[Code that draws figures]
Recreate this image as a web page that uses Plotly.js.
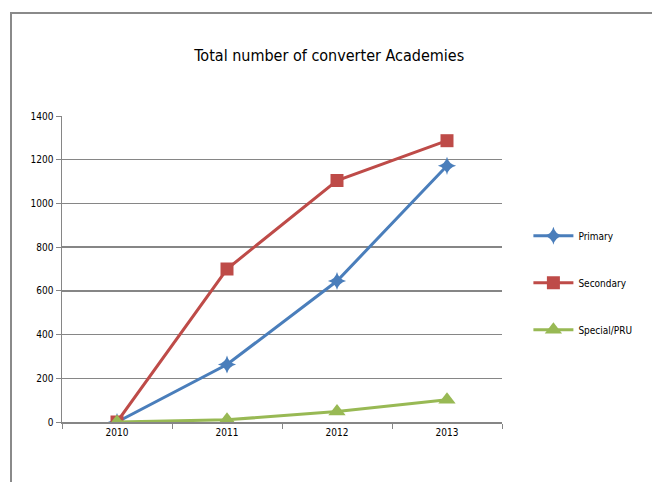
<!DOCTYPE html>
<html><head><meta charset="utf-8">
<script src="https://cdn.plot.ly/plotly-3.0.1.min.js"></script>
<style>
body{margin:0;padding:0;background:#fff;}
#frame{position:absolute;left:10px;top:12px;width:660px;height:480px;border-left:2px solid #8a8a8a;border-top:2px solid #8a8a8a;pointer-events:none;z-index:5;}
#chart{position:absolute;left:0;top:0;width:652px;height:482px;}
</style></head>
<body>
<div id="chart"></div>
<div id="frame"></div>
<script>
const years = ["2010", "2011", "2012", "2013"];
const primary = [0, 263, 645, 1172];
const secondary = [0, 700, 1105, 1287];
const special = [0, 10, 48, 102];
const yTicks = [0, 200, 400, 600, 800, 1000, 1200, 1400];

const font = "DejaVu Sans Condensed, Liberation Sans Narrow, sans-serif";
const traces = [
  {x: years, y: primary, name: "Primary", mode: "lines+markers", legendgroup: "a",
   line: {color: "#4a7ebb", width: 3}, marker: {symbol: "star-diamond", size: 13, color: "#4a7ebb"}},
  {x: years, y: secondary, name: "Secondary", mode: "lines+markers", legendgroup: "b",
   line: {color: "#be4b48", width: 3}, marker: {symbol: "square", size: 13, color: "#be4b48"}},
  {x: years, y: special, name: "Special/PRU", mode: "lines+markers", legendgroup: "c",
   line: {color: "#98b954", width: 3}, marker: {symbol: "triangle-up", size: 15, color: "#98b954"}}
];
const layout = {
  width: 652, height: 482,
  margin: {l: 62, r: 150, t: 116, b: 60},
  paper_bgcolor: "#fff", plot_bgcolor: "#fff",
  title: {text: "Total number of converter Academies", x: 0.505, xanchor: "center", y: 0.885, yanchor: "middle",
          font: {family: font, size: 16, color: "#000"}},
  xaxis: {type: "category", range: [-0.5, 3.5], showgrid: false, showline: true, linecolor: "#868686", linewidth: 1.5,
          ticks: "outside", ticklen: 5, tickcolor: "#868686", tickson: "boundaries",
          tickfont: {family: font, size: 10, color: "#000"}, zeroline: false, fixedrange: true},
  yaxis: {range: [0, 1400], tickvals: yTicks, ticktext: yTicks.map(String), showgrid: true, gridcolor: "#868686", gridwidth: 1.5,
          showline: true, linecolor: "#868686", linewidth: 1.5, ticks: "outside", ticklen: 5, tickcolor: "#868686",
          tickfont: {family: font, size: 10, color: "#000"}, zeroline: false, fixedrange: true},
  legend: {x: 1.06, y: 0.455, xanchor: "left", yanchor: "middle", font: {family: font, size: 10, color: "#000"},
           traceorder: "grouped", tracegroupgap: 28, itemwidth: 40, itemsizing: "trace", bgcolor: "rgba(0,0,0,0)"},
  showlegend: true
};
Plotly.newPlot("chart", traces, layout, {displayModeBar: false, staticPlot: true});
</script>
</body></html>
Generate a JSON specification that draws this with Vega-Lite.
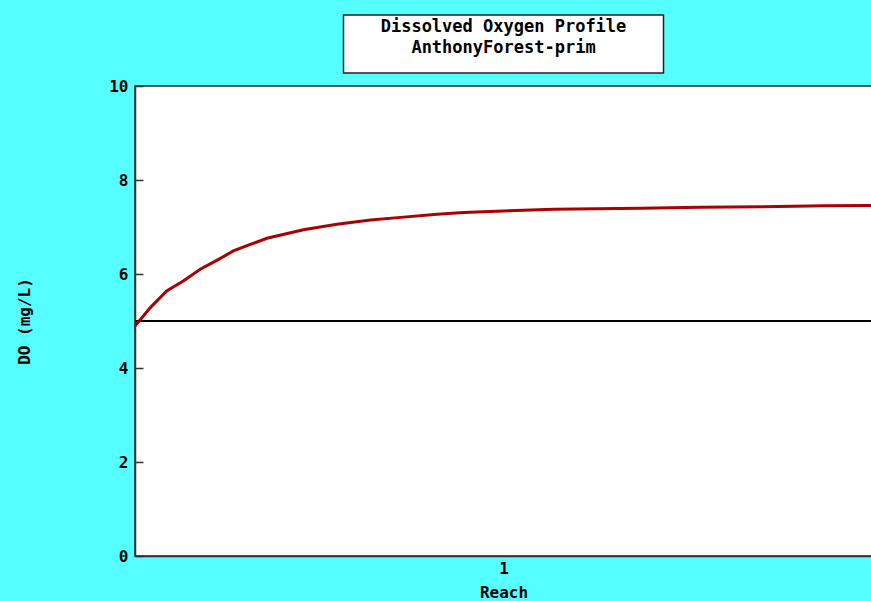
{
  "$schema": "https://vega.github.io/schema/vega-lite/v6.json",
  "background": "#55ffff",
  "padding": {"left": 15, "top": 14, "right": 0, "bottom": 2},
  "datasets": {
    "title": [
      {"line": 1, "text": "Dissolved Oxygen Profile"},
      {"line": 2, "text": "AnthonyForest-prim"}
    ],
    "profile": [
      {"reach": 0.0, "do": 4.89},
      {"reach": 0.041, "do": 5.28},
      {"reach": 0.086, "do": 5.64},
      {"reach": 0.131, "do": 5.85},
      {"reach": 0.177, "do": 6.10},
      {"reach": 0.222, "do": 6.29},
      {"reach": 0.267, "do": 6.49},
      {"reach": 0.313, "do": 6.63},
      {"reach": 0.358, "do": 6.76},
      {"reach": 0.457, "do": 6.94},
      {"reach": 0.548, "do": 7.06},
      {"reach": 0.639, "do": 7.15},
      {"reach": 0.729, "do": 7.21},
      {"reach": 0.82, "do": 7.27},
      {"reach": 0.892, "do": 7.31},
      {"reach": 1.0, "do": 7.34},
      {"reach": 1.136, "do": 7.38},
      {"reach": 1.372, "do": 7.40},
      {"reach": 1.535, "do": 7.42},
      {"reach": 1.698, "do": 7.43},
      {"reach": 1.872, "do": 7.45},
      {"reach": 2.0, "do": 7.46}
    ]
  },
  "spacing": 13,
  "center": true,
  "bounds": "flush",
  "vconcat": [
    {
      "width": 320,
      "height": 58,
      "data": {"name": "title"},
      "mark": {"type": "text", "font": "DejaVu Sans Mono", "fontWeight": "bold", "fontSize": 17, "color": "black", "dy": -6.5},
      "encoding": {
        "y": {"field": "line", "type": "ordinal", "axis": null, "scale": {"type": "point", "padding": 0.9}},
        "text": {"field": "text"}
      }
    },
    {
      "width": 737,
      "height": 470,
      "data": {"name": "profile"},
      "layer": [
        {
          "mark": {"type": "rule", "color": "black", "strokeWidth": 1.2},
          "encoding": {"y": {"datum": 5, "type": "quantitative"}}
        },
        {
          "mark": {"type": "line", "color": "#aa0000", "strokeWidth": 3},
          "encoding": {
            "x": {
              "field": "reach", "type": "quantitative",
              "scale": {"domain": [0, 2], "nice": false, "zero": false},
              "axis": {"title": "Reach", "values": [1], "tickSize": 0, "labelPadding": 4, "titlePadding": 8, "format": "d"}
            },
            "y": {
              "field": "do", "type": "quantitative",
              "scale": {"domain": [0, 10], "nice": false},
              "axis": {"title": "DO (mg/L)", "values": [0, 2, 4, 6, 8, 10], "tickSize": -8, "labelPadding": 15, "titlePadding": 76}
            }
          }
        }
      ]
    }
  ],
  "config": {
    "font": "DejaVu Sans Mono",
    "view": {"fill": "white", "stroke": "#222222", "strokeWidth": 1.5},
    "axis": {
      "grid": false,
      "domainColor": "#333333",
      "domainWidth": 1.5,
      "tickColor": "#333333",
      "tickWidth": 1.5,
      "labelFont": "DejaVu Sans Mono",
      "labelFontWeight": "bold",
      "labelFontSize": 16,
      "labelColor": "black",
      "titleFont": "DejaVu Sans Mono",
      "titleFontWeight": "bold",
      "titleFontSize": 16,
      "titleColor": "black"
    }
  }
}
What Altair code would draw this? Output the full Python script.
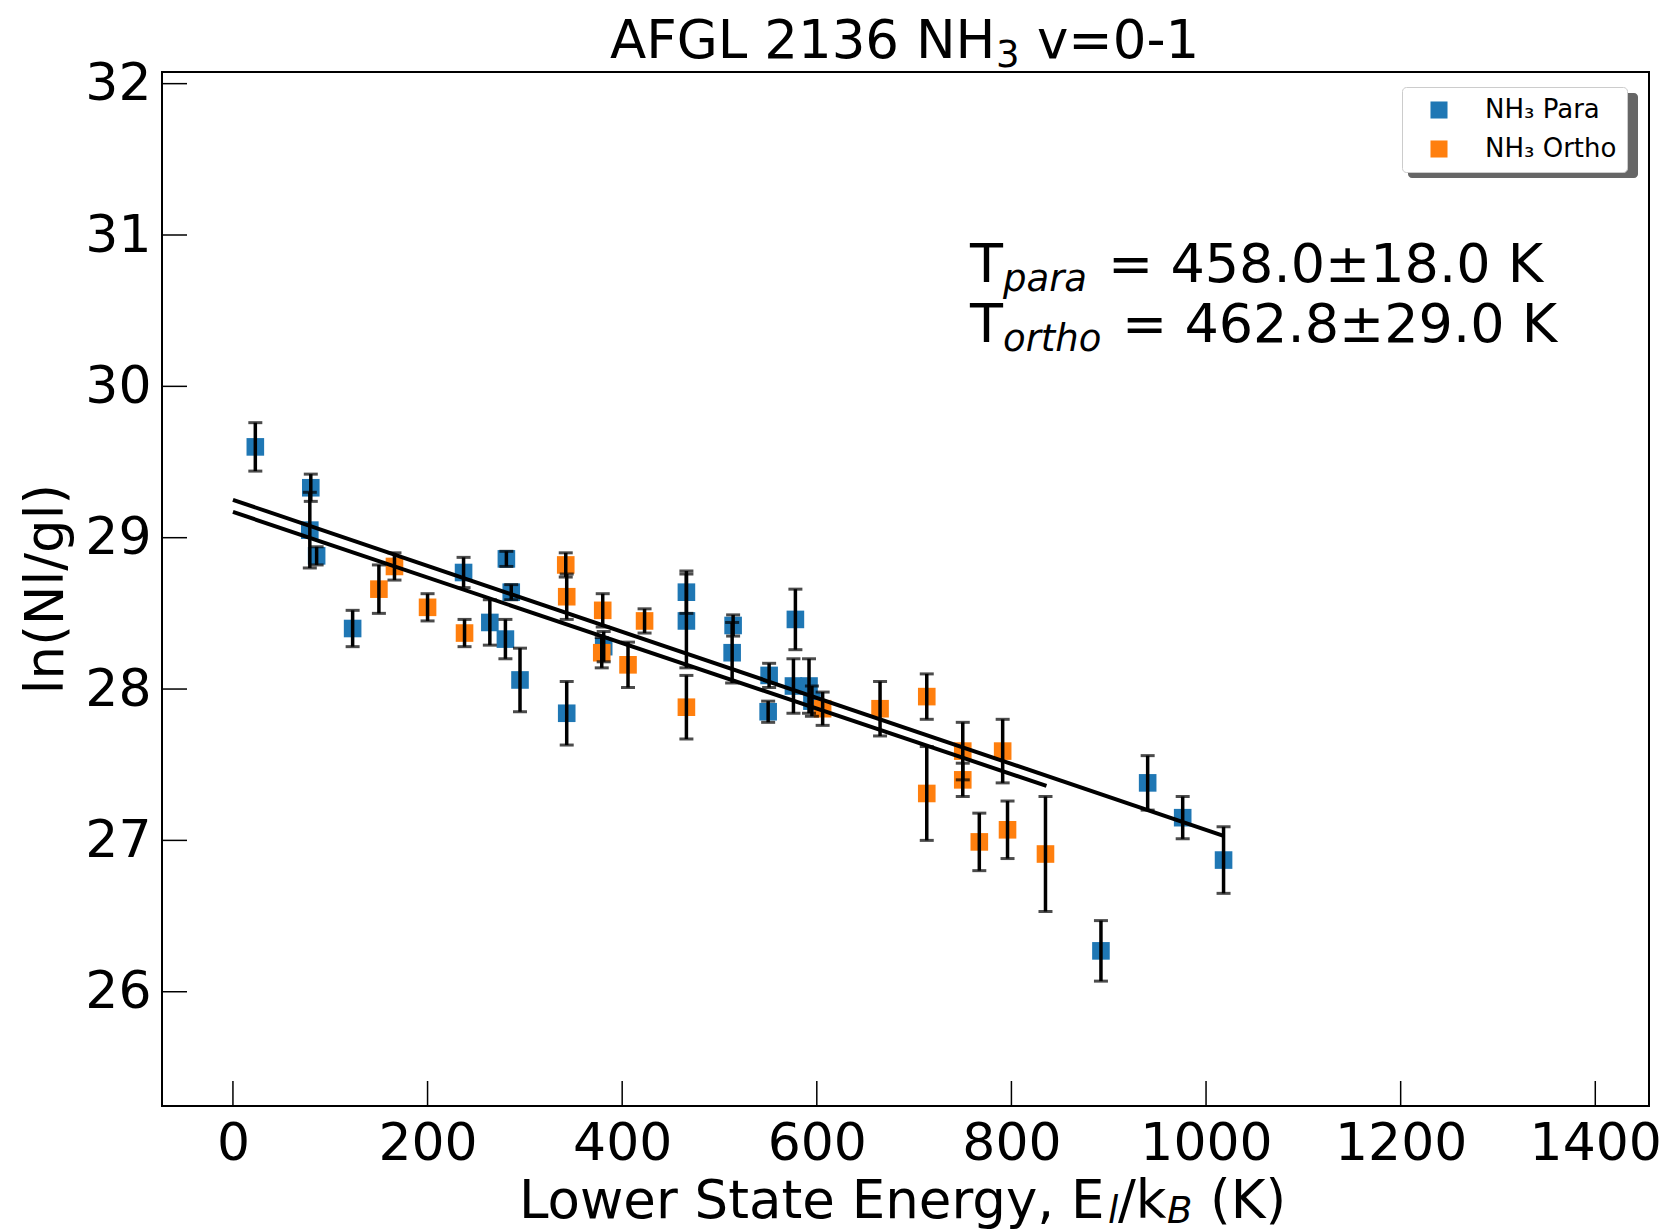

Set exercise: Omit any images, then output the listing exactly.

Task response:
Recreate this image as a web page that uses Plotly.js.
<!DOCTYPE html>
<html><head><meta charset="utf-8">
<script src="https://cdn.plot.ly/plotly-3.0.1.min.js"></script>
<style>
body{margin:0;padding:0;background:#fff;}
#frame{position:absolute;left:10px;top:12px;width:660px;height:480px;border-left:2px solid #8a8a8a;border-top:2px solid #8a8a8a;pointer-events:none;z-index:5;}
#chart{position:absolute;left:0;top:0;width:652px;height:482px;}
</style></head>
<body>
<div id="chart"></div>
<div id="frame"></div>
<script>
const years = ["2010", "2011", "2012", "2013"];
const primary = [0, 263, 645, 1172];
const secondary = [0, 700, 1105, 1287];
const special = [0, 10, 48, 102];
const yTicks = [0, 200, 400, 600, 800, 1000, 1200, 1400];

const font = "DejaVu Sans Condensed, Liberation Sans Narrow, sans-serif";
const traces = [
  {x: years, y: primary, name: "Primary", mode: "lines+markers", legendgroup: "a",
   line: {color: "#4a7ebb", width: 3}, marker: {symbol: "star-diamond", size: 13, color: "#4a7ebb"}},
  {x: years, y: secondary, name: "Secondary", mode: "lines+markers", legendgroup: "b",
   line: {color: "#be4b48", width: 3}, marker: {symbol: "square", size: 13, color: "#be4b48"}},
  {x: years, y: special, name: "Special/PRU", mode: "lines+markers", legendgroup: "c",
   line: {color: "#98b954", width: 3}, marker: {symbol: "triangle-up", size: 15, color: "#98b954"}}
];
const layout = {
  width: 652, height: 482,
  margin: {l: 62, r: 150, t: 116, b: 60},
  paper_bgcolor: "#fff", plot_bgcolor: "#fff",
  title: {text: "Total number of converter Academies", x: 0.505, xanchor: "center", y: 0.885, yanchor: "middle",
          font: {family: font, size: 16, color: "#000"}},
  xaxis: {type: "category", range: [-0.5, 3.5], showgrid: false, showline: true, linecolor: "#868686", linewidth: 1.5,
          ticks: "outside", ticklen: 5, tickcolor: "#868686", tickson: "boundaries",
          tickfont: {family: font, size: 10, color: "#000"}, zeroline: false, fixedrange: true},
  yaxis: {range: [0, 1400], tickvals: yTicks, ticktext: yTicks.map(String), showgrid: true, gridcolor: "#868686", gridwidth: 1.5,
          showline: true, linecolor: "#868686", linewidth: 1.5, ticks: "outside", ticklen: 5, tickcolor: "#868686",
          tickfont: {family: font, size: 10, color: "#000"}, zeroline: false, fixedrange: true},
  legend: {x: 1.06, y: 0.455, xanchor: "left", yanchor: "middle", font: {family: font, size: 10, color: "#000"},
           traceorder: "grouped", tracegroupgap: 28, itemwidth: 40, itemsizing: "trace", bgcolor: "rgba(0,0,0,0)"},
  showlegend: true
};
Plotly.newPlot("chart", traces, layout, {displayModeBar: false, staticPlot: true});
</script>
</body></html>
Generate a JSON specification that draws this with Vega-Lite.
{
  "$schema": "https://vega.github.io/schema/vega-lite/v6.json",
  "background": "#55ffff",
  "padding": {"left": 15, "top": 14, "right": 0, "bottom": 2},
  "datasets": {
    "title": [
      {"line": 1, "text": "Dissolved Oxygen Profile"},
      {"line": 2, "text": "AnthonyForest-prim"}
    ],
    "profile": [
      {"reach": 0.0, "do": 4.89},
      {"reach": 0.041, "do": 5.28},
      {"reach": 0.086, "do": 5.64},
      {"reach": 0.131, "do": 5.85},
      {"reach": 0.177, "do": 6.10},
      {"reach": 0.222, "do": 6.29},
      {"reach": 0.267, "do": 6.49},
      {"reach": 0.313, "do": 6.63},
      {"reach": 0.358, "do": 6.76},
      {"reach": 0.457, "do": 6.94},
      {"reach": 0.548, "do": 7.06},
      {"reach": 0.639, "do": 7.15},
      {"reach": 0.729, "do": 7.21},
      {"reach": 0.82, "do": 7.27},
      {"reach": 0.892, "do": 7.31},
      {"reach": 1.0, "do": 7.34},
      {"reach": 1.136, "do": 7.38},
      {"reach": 1.372, "do": 7.40},
      {"reach": 1.535, "do": 7.42},
      {"reach": 1.698, "do": 7.43},
      {"reach": 1.872, "do": 7.45},
      {"reach": 2.0, "do": 7.46}
    ]
  },
  "spacing": 13,
  "center": true,
  "bounds": "flush",
  "vconcat": [
    {
      "width": 320,
      "height": 58,
      "data": {"name": "title"},
      "mark": {"type": "text", "font": "DejaVu Sans Mono", "fontWeight": "bold", "fontSize": 17, "color": "black", "dy": -6.5},
      "encoding": {
        "y": {"field": "line", "type": "ordinal", "axis": null, "scale": {"type": "point", "padding": 0.9}},
        "text": {"field": "text"}
      }
    },
    {
      "width": 737,
      "height": 470,
      "data": {"name": "profile"},
      "layer": [
        {
          "mark": {"type": "rule", "color": "black", "strokeWidth": 1.2},
          "encoding": {"y": {"datum": 5, "type": "quantitative"}}
        },
        {
          "mark": {"type": "line", "color": "#aa0000", "strokeWidth": 3},
          "encoding": {
            "x": {
              "field": "reach", "type": "quantitative",
              "scale": {"domain": [0, 2], "nice": false, "zero": false},
              "axis": {"title": "Reach", "values": [1], "tickSize": 0, "labelPadding": 4, "titlePadding": 8, "format": "d"}
            },
            "y": {
              "field": "do", "type": "quantitative",
              "scale": {"domain": [0, 10], "nice": false},
              "axis": {"title": "DO (mg/L)", "values": [0, 2, 4, 6, 8, 10], "tickSize": -8, "labelPadding": 15, "titlePadding": 76}
            }
          }
        }
      ]
    }
  ],
  "config": {
    "font": "DejaVu Sans Mono",
    "view": {"fill": "white", "stroke": "#222222", "strokeWidth": 1.5},
    "axis": {
      "grid": false,
      "domainColor": "#333333",
      "domainWidth": 1.5,
      "tickColor": "#333333",
      "tickWidth": 1.5,
      "labelFont": "DejaVu Sans Mono",
      "labelFontWeight": "bold",
      "labelFontSize": 16,
      "labelColor": "black",
      "titleFont": "DejaVu Sans Mono",
      "titleFontWeight": "bold",
      "titleFontSize": 16,
      "titleColor": "black"
    }
  }
}
What Altair code would draw this? Output the full Python script.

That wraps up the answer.